The law defines the user of digital assets as a physical person, entrepreneur or legal entity, which uses or used a service connected with digital assets or addressed the digital asset-related service provider for the usage of this service. This way, users are awarded certain rights and obligations in the situation when they use the services of digital asset-related service providers, which can be compared with the legal regime and protection that consumers enjoy when buying goods and services with special reference to the electronic conclusion of contracts.

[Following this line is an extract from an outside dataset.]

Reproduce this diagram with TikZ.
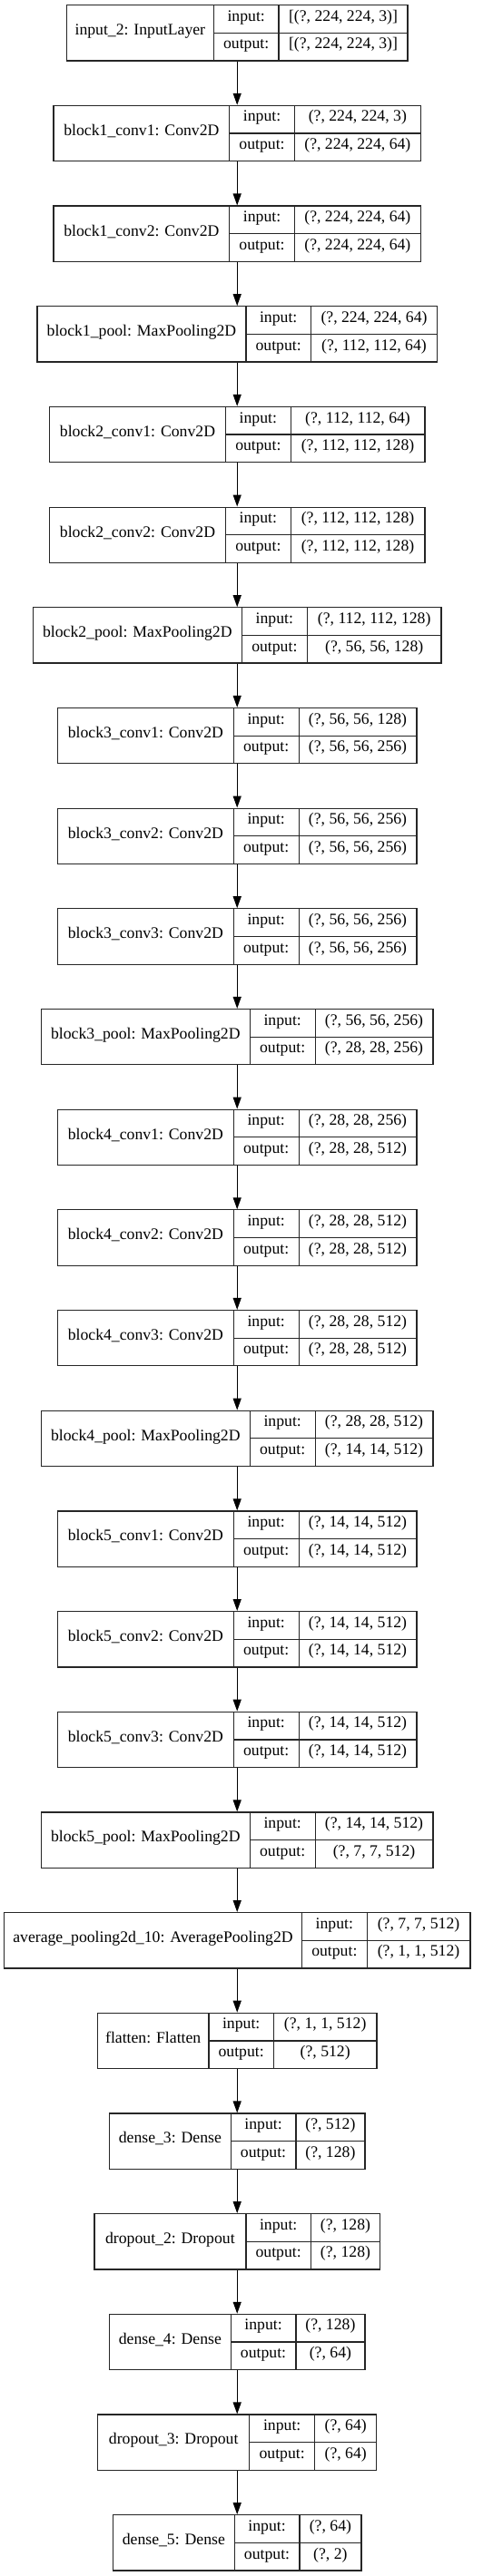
\documentclass[tikz,border=0pt]{standalone}
\usepackage{fontspec}
\setmainfont{Liberation Serif}
\usetikzlibrary{arrows.meta}
\tikzset{
  layerbox/.style={draw=black!85, line width=1.2pt, rectangle, inner sep=0pt, fill=white},
  cellline/.style={draw=black!85, line width=1.2pt},
  celltext/.style={anchor=mid, inner sep=0pt, font=\fontsize{17.7}{20}\selectfont},
  flow/.style={draw=black, line width=1.2pt, -{Triangle[length=13pt,width=9pt]}}
}
\newcommand{\klayer}[8]{%
  \pgfmathsetmacro{\kW}{#3+#4+#5}%
  \pgfmathsetmacro{\kL}{261.2-\kW/2}%
  \pgfmathsetmacro{\kT}{5.7+#2*110.68}%
  \pgfmathsetmacro{\kA}{\kL+#3}%
  \pgfmathsetmacro{\kB}{\kA+#4}%
  \pgfmathsetmacro{\kR}{\kL+\kW}%
  \pgfmathsetmacro{\kBt}{\kT+61.3}%
  \pgfmathsetmacro{\kM}{\kT+30.65}%
  \pgfmathsetmacro{\kUp}{\kT+15.3}%
  \pgfmathsetmacro{\kDn}{\kT+46.0}%
  \node[layerbox, minimum width=\kW pt, minimum height=61.3pt] (#1) at (261.2,\kM) {};
  \draw[cellline] (\kA,\kT) -- (\kA,\kBt);
  \draw[cellline] (\kB,\kT) -- (\kB,\kBt);
  \draw[cellline] (\kA,\kM) -- (\kR,\kM);
  \node[celltext] (#1-name) at ({(\kL+\kA)/2},\kM) {#6};
  \node[celltext] (#1-inl) at ({(\kA+\kB)/2},\kUp) {input:};
  \node[celltext] (#1-outl) at ({(\kA+\kB)/2},\kDn) {output:};
  \node[celltext] (#1-inv) at ({(\kB+\kR)/2},\kUp) {#7};
  \node[celltext] (#1-outv) at ({(\kB+\kR)/2},\kDn) {#8};
}
\begin{document}
\begin{tikzpicture}[x=1pt,y=-1pt]
\useasboundingbox[fill=white] (0,0) rectangle (543,2840);
\klayer{inp}{0}{162}{71.7}{142}{input\_2: InputLayer}{[(?, 224, 224, 3)]}{[(?, 224, 224, 3)]}
\klayer{bAa}{1}{193.7}{71.6}{139}{block1\_conv1: Conv2D}{(?, 224, 224, 3)}{(?, 224, 224, 64)}
\klayer{bAb}{2}{193.7}{71.6}{139}{block1\_conv2: Conv2D}{(?, 224, 224, 64)}{(?, 224, 224, 64)}
\klayer{bAp}{3}{230}{71.6}{139}{block1\_pool: MaxPooling2D}{(?, 224, 224, 64)}{(?, 112, 112, 64)}
\klayer{bBa}{4}{194}{71.7}{147.7}{block2\_conv1: Conv2D}{(?, 112, 112, 64)}{(?, 112, 112, 128)}
\klayer{bBb}{5}{194}{71.7}{147.7}{block2\_conv2: Conv2D}{(?, 112, 112, 128)}{(?, 112, 112, 128)}
\klayer{bBp}{6}{230}{72}{147.7}{block2\_pool: MaxPooling2D}{(?, 112, 112, 128)}{(?, 56, 56, 128)}
\klayer{bCa}{7}{193.7}{72}{129.7}{block3\_conv1: Conv2D}{(?, 56, 56, 128)}{(?, 56, 56, 256)}
\klayer{bCb}{8}{193.7}{72}{129.7}{block3\_conv2: Conv2D}{(?, 56, 56, 256)}{(?, 56, 56, 256)}
\klayer{bCc}{9}{193.7}{72}{129.7}{block3\_conv3: Conv2D}{(?, 56, 56, 256)}{(?, 56, 56, 256)}
\klayer{bCp}{10}{229.7}{72}{129.7}{block3\_pool: MaxPooling2D}{(?, 56, 56, 256)}{(?, 28, 28, 256)}
\klayer{bDa}{11}{193.7}{72}{129.7}{block4\_conv1: Conv2D}{(?, 28, 28, 256)}{(?, 28, 28, 512)}
\klayer{bDb}{12}{193.7}{72}{129.7}{block4\_conv2: Conv2D}{(?, 28, 28, 512)}{(?, 28, 28, 512)}
\klayer{bDc}{13}{193.7}{72}{129.7}{block4\_conv3: Conv2D}{(?, 28, 28, 512)}{(?, 28, 28, 512)}
\klayer{bDp}{14}{229.7}{72}{129.7}{block4\_pool: MaxPooling2D}{(?, 28, 28, 512)}{(?, 14, 14, 512)}
\klayer{bEa}{15}{193.7}{72}{129.7}{block5\_conv1: Conv2D}{(?, 14, 14, 512)}{(?, 14, 14, 512)}
\klayer{bEb}{16}{193.7}{72}{129.7}{block5\_conv2: Conv2D}{(?, 14, 14, 512)}{(?, 14, 14, 512)}
\klayer{bEc}{17}{193.7}{72}{129.7}{block5\_conv3: Conv2D}{(?, 14, 14, 512)}{(?, 14, 14, 512)}
\klayer{bEp}{18}{229.7}{72}{129.7}{block5\_pool: MaxPooling2D}{(?, 14, 14, 512)}{(?, 7, 7, 512)}
\klayer{avg}{19}{328}{71.7}{113.7}{average\_pooling2d\_10: AveragePooling2D}{(?, 7, 7, 512)}{(?, 1, 1, 512)}
\klayer{flt}{20}{122.4}{71.6}{113.4}{flatten: Flatten}{(?, 1, 1, 512)}{(?, 512)}
\klayer{dnA}{21}{133.7}{71.7}{76}{dense\_3: Dense}{(?, 512)}{(?, 128)}
\klayer{drA}{22}{167}{71.6}{76}{dropout\_2: Dropout}{(?, 128)}{(?, 128)}
\klayer{dnB}{23}{133.7}{71.7}{76}{dense\_4: Dense}{(?, 128)}{(?, 64)}
\klayer{drB}{24}{167}{72}{68}{dropout\_3: Dropout}{(?, 64)}{(?, 64)}
\klayer{dnC}{25}{133.7}{71.7}{68}{dense\_5: Dense}{(?, 64)}{(?, 2)}
\foreach \a/\b in {inp/bAa,bAa/bAb,bAb/bAp,bAp/bBa,bBa/bBb,bBb/bBp,bBp/bCa,bCa/bCb,bCb/bCc,bCc/bCp,bCp/bDa,bDa/bDb,bDb/bDc,bDc/bDp,bDp/bEa,bEa/bEb,bEb/bEc,bEc/bEp,bEp/avg,avg/flt,flt/dnA,dnA/drA,drA/dnB,dnB/drB,drB/dnC}
  \draw[flow] (\a.south) -- (\b.north);
\end{tikzpicture}
\end{document}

The law also defines the owner of digital assets as a user of digital assets, but also as a person who acquired digital assets regardless of the business relationship established with the provider of services related to digital assets or transactions performed through that provider. The Law here refers to mining of crypto currencies as a way of obtaining them without establishing a business relationship with the provider of services. The Law explicitly allows mining but it also explicitly states that the Law is applicable to mining only if it is managed through a digital asset-related service provider.
The Law provides for the constitution of lien on digital assets, as well as fiduciary rights to digital assets.
The supervisory bodies for the application of the Law are the National Bank of Serbia, for the part of the Law related to crypto currencies as a type of digital assets, and the Securities Commission, for the digital assets that have the characteristics of financial instruments.